— begin —

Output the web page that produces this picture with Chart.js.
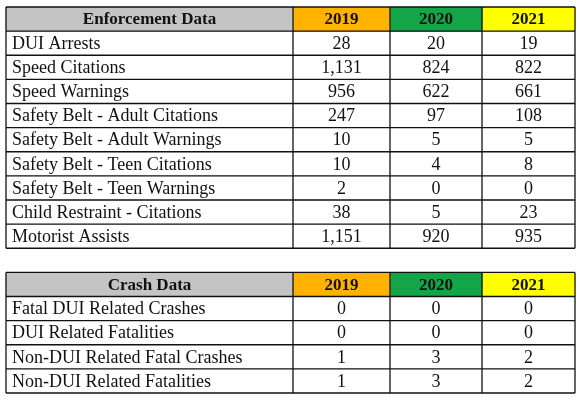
<!DOCTYPE html>
<html><head><meta charset="utf-8">
<script src="https://cdn.jsdelivr.net/npm/chart.js@4"></script>
<style>html,body{margin:0;padding:0;background:#fff}#w{width:578px;height:400px}</style>
</head><body><div id="w"><canvas id="c"></canvas></div>
<script>
const years = ["2019","2020","2021"];
const enfTitle = "Enforcement Data";
const enfRows = ["DUI Arrests","Speed Citations","Speed Warnings","Safety Belt - Adult Citations","Safety Belt - Adult Warnings","Safety Belt - Teen Citations","Safety Belt - Teen Warnings","Child Restraint - Citations","Motorist Assists"];
const enf2019 = ["28","1,131","956","247","10","10","2","38","1,151"];
const enf2020 = ["20","824","622","97","5","4","0","5","920"];
const enf2021 = ["19","822","661","108","5","8","0","23","935"];
const crashTitle = "Crash Data";
const crashRows = ["Fatal DUI Related Crashes","DUI Related Fatalities","Non-DUI Related Fatal Crashes","Non-DUI Related Fatalities"];
const crash2019 = ["0","0","1","1"];
const crash2020 = ["0","0","3","3"];
const crash2021 = ["0","0","2","2"];

const colEdges = [6,293,390,482,575];
const headColors = ["#c4c4c4","#ffb300","#14a548","#ffff00"];

const rowKeys = ["H1",...enfRows,"GAP","H2",...crashRows];
const headerIdx = [0, enfRows.length+2];
const tables = [
  {start:0, title:enfTitle, rows:enfRows, vals:[enf2019,enf2020,enf2021]},
  {start:enfRows.length+2, title:crashTitle, rows:crashRows, vals:[crash2019,crash2020,crash2021]}
];

const datasets = headColors.map((col,i)=>({
  data: rowKeys.map((k,r)=> headerIdx.includes(r) ? [colEdges[i],colEdges[i+1]] : null),
  backgroundColor: col, borderWidth:0, barPercentage:1, categoryPercentage:1, grouped:false
}));

const tablePlugin = {
  id:'tbl',
  afterDatasetsDraw(chart){
    const ctx=chart.ctx, x=chart.scales.x, y=chart.scales.y;
    const band = y.getPixelForValue(1)-y.getPixelForValue(0);
    const top = r => y.getPixelForValue(r)-band/2;
    ctx.save();
    tables.forEach(t=>{
      const n=t.rows.length+1;
      const y0=top(t.start), y1=top(t.start+n);
      ctx.strokeStyle='#111'; ctx.lineWidth=1.3;
      for(let r=0;r<=n;r++){const yy=top(t.start+r);ctx.beginPath();ctx.moveTo(x.getPixelForValue(colEdges[0]),yy);ctx.lineTo(x.getPixelForValue(colEdges[4]),yy);ctx.stroke();}
      colEdges.forEach(e=>{const xx=x.getPixelForValue(e);ctx.beginPath();ctx.moveTo(xx,y0);ctx.lineTo(xx,y1);ctx.stroke();});
      ctx.fillStyle='#111'; ctx.textBaseline='middle';
      ctx.font='bold 17px "Liberation Serif"'; ctx.textAlign='center';
      const hy=y.getPixelForValue(t.start)+1;
      ctx.fillText(t.title,(x.getPixelForValue(colEdges[0])+x.getPixelForValue(colEdges[1]))/2,hy);
      years.forEach((yr,i)=>ctx.fillText(yr,(x.getPixelForValue(colEdges[i+1])+x.getPixelForValue(colEdges[i+2]))/2,hy));
      ctx.font='18px "Liberation Serif"';
      t.rows.forEach((lab,r)=>{
        const cy=y.getPixelForValue(t.start+1+r)+1;
        ctx.textAlign='left'; ctx.fillText(lab,x.getPixelForValue(colEdges[0])+6,cy);
        ctx.textAlign='center';
        t.vals.forEach((v,i)=>ctx.fillText(v[r],(x.getPixelForValue(colEdges[i+1])+x.getPixelForValue(colEdges[i+2]))/2,cy));
      });
    });
    ctx.restore();
  }
};

new Chart(document.getElementById('c'),{
  type:'bar',
  data:{labels:rowKeys, datasets},
  options:{
    indexAxis:'y', responsive:true, maintainAspectRatio:false, animation:false,
    layout:{padding:{top:7,bottom:7,left:0,right:0}},
    plugins:{legend:{display:false},tooltip:{enabled:false}},
    scales:{
      x:{type:'linear',min:0,max:578,display:false},
      y:{type:'category',display:false,offset:true}
    }
  },
  plugins:[tablePlugin]
});
</script></body></html>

— end —

→ **Exercise**:
Repeat the full listing above exactly, with no pictures in the copy.

→ **Task response**:
Output the web page that produces this picture with Chart.js.
<!DOCTYPE html>
<html><head><meta charset="utf-8">
<script src="https://cdn.jsdelivr.net/npm/chart.js@4"></script>
<style>html,body{margin:0;padding:0;background:#fff}#w{width:578px;height:400px}</style>
</head><body><div id="w"><canvas id="c"></canvas></div>
<script>
const years = ["2019","2020","2021"];
const enfTitle = "Enforcement Data";
const enfRows = ["DUI Arrests","Speed Citations","Speed Warnings","Safety Belt - Adult Citations","Safety Belt - Adult Warnings","Safety Belt - Teen Citations","Safety Belt - Teen Warnings","Child Restraint - Citations","Motorist Assists"];
const enf2019 = ["28","1,131","956","247","10","10","2","38","1,151"];
const enf2020 = ["20","824","622","97","5","4","0","5","920"];
const enf2021 = ["19","822","661","108","5","8","0","23","935"];
const crashTitle = "Crash Data";
const crashRows = ["Fatal DUI Related Crashes","DUI Related Fatalities","Non-DUI Related Fatal Crashes","Non-DUI Related Fatalities"];
const crash2019 = ["0","0","1","1"];
const crash2020 = ["0","0","3","3"];
const crash2021 = ["0","0","2","2"];

const colEdges = [6,293,390,482,575];
const headColors = ["#c4c4c4","#ffb300","#14a548","#ffff00"];

const rowKeys = ["H1",...enfRows,"GAP","H2",...crashRows];
const headerIdx = [0, enfRows.length+2];
const tables = [
  {start:0, title:enfTitle, rows:enfRows, vals:[enf2019,enf2020,enf2021]},
  {start:enfRows.length+2, title:crashTitle, rows:crashRows, vals:[crash2019,crash2020,crash2021]}
];

const datasets = headColors.map((col,i)=>({
  data: rowKeys.map((k,r)=> headerIdx.includes(r) ? [colEdges[i],colEdges[i+1]] : null),
  backgroundColor: col, borderWidth:0, barPercentage:1, categoryPercentage:1, grouped:false
}));

const tablePlugin = {
  id:'tbl',
  afterDatasetsDraw(chart){
    const ctx=chart.ctx, x=chart.scales.x, y=chart.scales.y;
    const band = y.getPixelForValue(1)-y.getPixelForValue(0);
    const top = r => y.getPixelForValue(r)-band/2;
    ctx.save();
    tables.forEach(t=>{
      const n=t.rows.length+1;
      const y0=top(t.start), y1=top(t.start+n);
      ctx.strokeStyle='#111'; ctx.lineWidth=1.3;
      for(let r=0;r<=n;r++){const yy=top(t.start+r);ctx.beginPath();ctx.moveTo(x.getPixelForValue(colEdges[0]),yy);ctx.lineTo(x.getPixelForValue(colEdges[4]),yy);ctx.stroke();}
      colEdges.forEach(e=>{const xx=x.getPixelForValue(e);ctx.beginPath();ctx.moveTo(xx,y0);ctx.lineTo(xx,y1);ctx.stroke();});
      ctx.fillStyle='#111'; ctx.textBaseline='middle';
      ctx.font='bold 17px "Liberation Serif"'; ctx.textAlign='center';
      const hy=y.getPixelForValue(t.start)+1;
      ctx.fillText(t.title,(x.getPixelForValue(colEdges[0])+x.getPixelForValue(colEdges[1]))/2,hy);
      years.forEach((yr,i)=>ctx.fillText(yr,(x.getPixelForValue(colEdges[i+1])+x.getPixelForValue(colEdges[i+2]))/2,hy));
      ctx.font='18px "Liberation Serif"';
      t.rows.forEach((lab,r)=>{
        const cy=y.getPixelForValue(t.start+1+r)+1;
        ctx.textAlign='left'; ctx.fillText(lab,x.getPixelForValue(colEdges[0])+6,cy);
        ctx.textAlign='center';
        t.vals.forEach((v,i)=>ctx.fillText(v[r],(x.getPixelForValue(colEdges[i+1])+x.getPixelForValue(colEdges[i+2]))/2,cy));
      });
    });
    ctx.restore();
  }
};

new Chart(document.getElementById('c'),{
  type:'bar',
  data:{labels:rowKeys, datasets},
  options:{
    indexAxis:'y', responsive:true, maintainAspectRatio:false, animation:false,
    layout:{padding:{top:7,bottom:7,left:0,right:0}},
    plugins:{legend:{display:false},tooltip:{enabled:false}},
    scales:{
      x:{type:'linear',min:0,max:578,display:false},
      y:{type:'category',display:false,offset:true}
    }
  },
  plugins:[tablePlugin]
});
</script></body></html>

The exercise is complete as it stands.